The blue-clad crowd rose to its feet to give Moustakas a rousing cheer, and many fans were still standing when Butler drove in the go-ahead run in the bottom half of the inning.
The Royals' Jeremy Guthrie and Orioles' Wei-Yin Chen hooked up in a tense pitching duel for five innings.
Chen gave up a leadoff single to Nori Aoki in the sixth. Eric Hosmer followed with a one-out single to put runners on the corners, and Orioles manager Buck Showalter brought in hard-throwing reliever Kevin Gausman to face Butler.
The Royals' designated hitter sent a fly ball to left field for the tiebreaking run — just the latest example of Kansas City doing the little things right.
One of the best bullpens in baseball took care of the rest — the relievers combined with Guthrie to retire Baltimore's final 16 batters.
After winning pitcher Jason Frasor breezed through the sixth, Kelvin Herrera and Wade Davis nailed down the next two innings. All-Star closer Greg Holland worked a perfect ninth for his third save of the series, setting off a wild celebration in the stands.

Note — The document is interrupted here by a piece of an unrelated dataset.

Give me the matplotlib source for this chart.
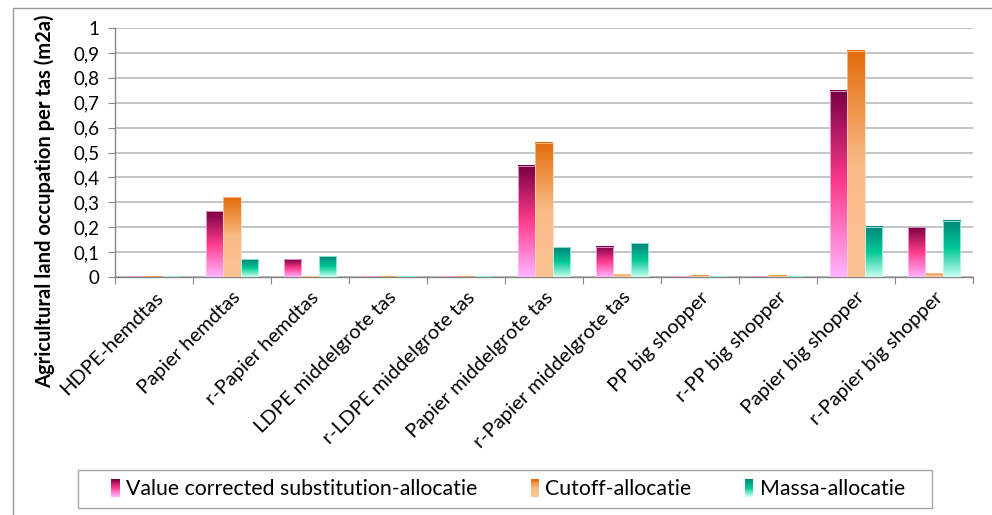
import numpy as np
import matplotlib
matplotlib.use("Agg")
from matplotlib import pyplot as plt
from matplotlib.colors import LinearSegmentedColormap
from matplotlib.legend_handler import HandlerBase
from matplotlib.patches import Rectangle
from matplotlib.ticker import FuncFormatter
from matplotlib.transforms import ScaledTranslation

categories = ["HDPE-hemdtas", "Papier hemdtas", "r-Papier hemdtas", "LDPE middelgrote tas",
              "r-LDPE middelgrote tas", "Papier middelgrote tas", "r-Papier middelgrote tas",
              "PP big shopper", "r-PP big shopper", "Papier big shopper", "r-Papier big shopper"]
series_names = ["Value corrected substitution-allocatie", "Cutoff-allocatie", "Massa-allocatie"]
value_corrected = [0.003, 0.265, 0.072, 0.003, 0.003, 0.447, 0.122, 0.004, 0.004, 0.748, 0.200]
cutoff = [0.002, 0.321, 0.003, 0.002, 0.002, 0.539, 0.012, 0.006, 0.006, 0.908, 0.015]
massa = [0.003, 0.072, 0.084, 0.003, 0.003, 0.120, 0.135, 0.003, 0.003, 0.202, 0.225]

plt.rcParams["font.family"] = ["Lato", "DejaVu Sans"]

# bottom -> middle -> top colours of each gradient
cmaps = [
    LinearSegmentedColormap.from_list("pink", [(0, "#ffb4ff"), (0.5, "#ff3c8c"), (1, "#780040")]),
    LinearSegmentedColormap.from_list("orange", [(0, "#fbc394"), (0.5, "#f9bb86"), (1, "#e36c09")]),
    LinearSegmentedColormap.from_list("teal", [(0, "#c8fff0"), (0.5, "#00c896"), (1, "#00857a")]),
]
edge_colors = ["#ffc8ff", "#fcd2b0", "#c8fff0"]

fig = plt.figure(figsize=(9.92, 5.15), dpi=100)
ax = fig.add_axes([115 / 992, 1 - 277 / 515, (973 - 115) / 992, (277 - 28) / 515])

grad = np.linspace(0, 1, 256).reshape(-1, 1)
x = np.arange(len(categories))
width = 0.22
for i, vals in enumerate([value_corrected, cutoff, massa]):
    for xi, v in zip(x, vals):
        x0 = xi + (i - 1) * width - width / 2
        ax.imshow(grad, extent=[x0, x0 + width, 0, v], origin="lower", aspect="auto",
                  cmap=cmaps[i], zorder=3, interpolation="bilinear")
        ax.add_patch(Rectangle((x0, 0), width, v, fill=False, edgecolor=edge_colors[i],
                               lw=0.5, zorder=4))

ax.set_xlim(-0.5, len(categories) - 0.5)
ax.set_ylim(0, 1)
ax.set_yticks(np.arange(0, 1.01, 0.1))
ax.yaxis.set_major_formatter(FuncFormatter(
    lambda v, p: "0" if abs(v) < 1e-9 else ("1" if abs(v - 1) < 1e-9 else f"{v:.1f}".replace(".", ","))))
ax.grid(axis="y", color="#bfbfbf", lw=1.3, zorder=0)
ax.set_axisbelow(True)

ax.set_xticks(np.arange(-0.5, len(categories), 1))
ax.set_xticklabels([])
ax.set_xticks(x, minor=True)
ax.set_xticklabels(categories, minor=True, rotation=45, ha="right", va="center",
                   rotation_mode="anchor", fontsize=14.5)
ax.tick_params(axis="x", which="minor", length=0, pad=14)
ax.tick_params(axis="x", which="major", length=5, color="#868686", direction="out")
ax.tick_params(axis="y", length=5, color="#868686", labelsize=13.5, pad=6)
shift = ScaledTranslation(6 / 100, 2 / 100, fig.dpi_scale_trans)
for lab in ax.get_xticklabels(minor=True):
    lab.set_transform(lab.get_transform() + shift)

for s in ["top", "right"]:
    ax.spines[s].set_visible(False)
for s in ["left", "bottom"]:
    ax.spines[s].set_color("#868686")
    ax.spines[s].set_linewidth(1.0)

fig.text(45 / 992, 1 - 201 / 515, "Agricultural land occupation per tas (m2a)", rotation=90,
         ha="center", va="center", fontsize=14.5, fontweight="bold")

# outer chart frame
fig.patches.append(Rectangle((13 / 992, -0.1), 1.2, 1.1 - 8 / 515, transform=fig.transFigure,
                             fill=False, edgecolor="#9a9a9a", lw=1.0))
# legend frame
fig.patches.append(Rectangle((78 / 992, 1 - 508 / 515), (932 - 78) / 992, 38 / 515,
                             transform=fig.transFigure, fill=False, edgecolor="#a6a6a6", lw=1.0))


class GradientHandler(HandlerBase):
    def create_artists(self, legend, orig_handle, xdescent, ydescent, width, height, fontsize, trans):
        cmap = orig_handle.cmap
        n = 20
        arts = []
        for k in range(n):
            r = Rectangle((-xdescent, -ydescent + height * k / n), width, height / n + 0.2,
                          facecolor=cmap(k / (n - 1)), edgecolor="none", transform=trans)
            arts.append(r)
        return arts


class GradHandle:
    def __init__(self, cmap):
        self.cmap = cmap


handles = [GradHandle(c) for c in cmaps]
leg = fig.legend(handles, series_names, handler_map={GradHandle: GradientHandler()},
                 loc="center", bbox_to_anchor=(508 / 992, 1 - 489 / 515), ncol=3, fontsize=15.3,
                 frameon=False, handlelength=0.4, handleheight=0.9, handletextpad=0.3,
                 columnspacing=2.5, borderpad=0.35, borderaxespad=0)

fig.savefig("out.png", dpi=100)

It was the 13th game to be decided by one run this postseason, matching the record set in 2011 and tied last year. Six games have gone to extra innings, including the Giants' 5-4, 10-inning victory over the Cardinals hours earlier in the NLCS.
After failing to take the lead in the first two games of the series, Baltimore managed to strike first, temporarily silencing a frigid, flag-waving capacity crowd.
It happened in the second inning, when Steve Pearce and J.J. Hardy connected off Guthrie with back-to-back doubles for a 1-0 lead. Ryan Flaherty later drew a walk, but Guthrie retired Nick Hundley and Jonathan Schoop to escape his biggest jam of the night.
Guthrie wound up grinding through five innings against his former team, allowing just one more hit in his first start since Sept. 26 — a span of nearly three weeks.
Chen matched him pitch-for-pitch until the fourth, when the Royals put together one of their quintessential innings: a pair of bloop singles by Lorenzo Cain and Hosmer, a walk by Butler, and an RBI groundout by Alex Gordon that tied the game.
By the time the Royals' "Big Three" of Herrera, Davis and Holland had closed it out, the small-market and perennially downtrodden Royals were on the verge of another postseason sweep.